Republicans try putting on a brave face but they are well aware that playing the obstructionist game against a well-liked president-- and betting against the country-- is very dangerous. The anti-Republican trend in congressional races of the past two cycles could easily pick up steam and leave their Senate caucus in the same state it was in after the '34 election: utterly inconsequential.

By publicly threatening to encourage a primary against mainstream moderate Arlen Specter, RNC Chairman Michael Steele has encouraged a primary. Far right extremist loon Pat Toomey, who had settled on a run for governor, has decided to jump into the race against Arlen Specter instead. Toomey is far too right-wing to win a statewide general election in moderate Pennsylvania but he is likely to beat Specter in the closed Republican primary. Hundreds of thousands of moderate Republicans have left the GOP in disgust-- and re-registered as Independents or Democrats-- and would vote for Specter in a general election but now can't vote for him in the primary. Polling shows that Specter is likely to lose. That's one red seat that will probably turn blue.

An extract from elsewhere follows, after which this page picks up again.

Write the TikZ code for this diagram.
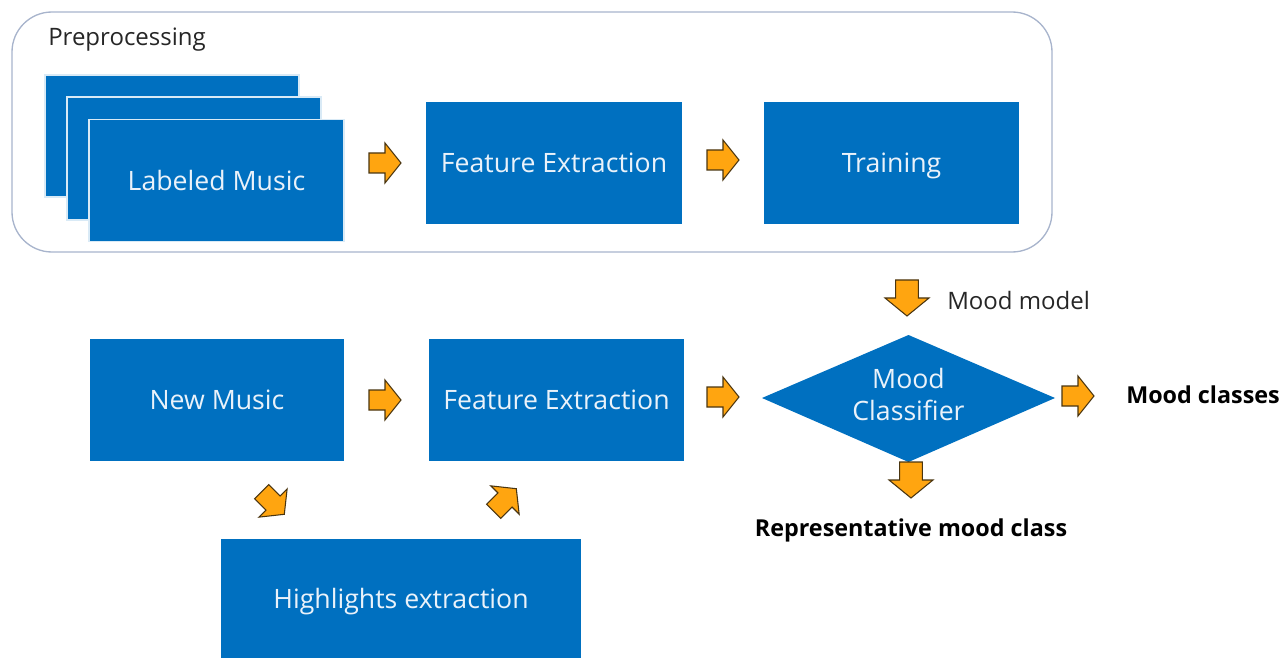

Republicans are so nervous about the erratic, and some say increasingly senile, Senator from Kentucky, Jim Bunning, that several party leaders, particularly Mitch McConnell and John Cornyn, are actually trying to prevent him for standing for re-election.

Republicans are trying to rid themselves of Senator Jim Bunning of Kentucky, the former baseball star who clearly has little use for some colleagues and party leaders, and who keeps exhibiting what one senator calls “behavior issues.”

Key Republicans are gently (or not gently enough) trying to dissuade Mr. Bunning from seeking re-election in 2010 out of concern that his paltry fundraising, declining approval ratings and irascible conduct have made him something between vulnerable and unelectable.

But in recent weeks, Mr. Bunning has shown no sign of stepping aside and delivered a string of incendiary pronouncements that have fed an impression that he is, to go with a baseball metaphor, a bit of a screwball.

Last week Bunning told a group of K Street lobbyists that if McConnell and Cornyn, both of whom he loathes, continue to sabotage his fundraising efforts, he will retire now and allow Democratic Governor Steve Beshear, to replace him-- giving the Democrats a 60th vote, the crucial filibuster-proof majority.

Meanwhile polling in Louisiana shows that David Diapers Vitter is likely to lose his seat, either in a Republican primary or in the general election. Democrats have a good shot at picking up 4 seats of retiring Republicans in Florida, New Hampshire, Missouri and Ohio and other vulnerable Republicans include obstructionists Richard Burr (NC), Chuck Grassley (IA) and Johnny Isakson (GA).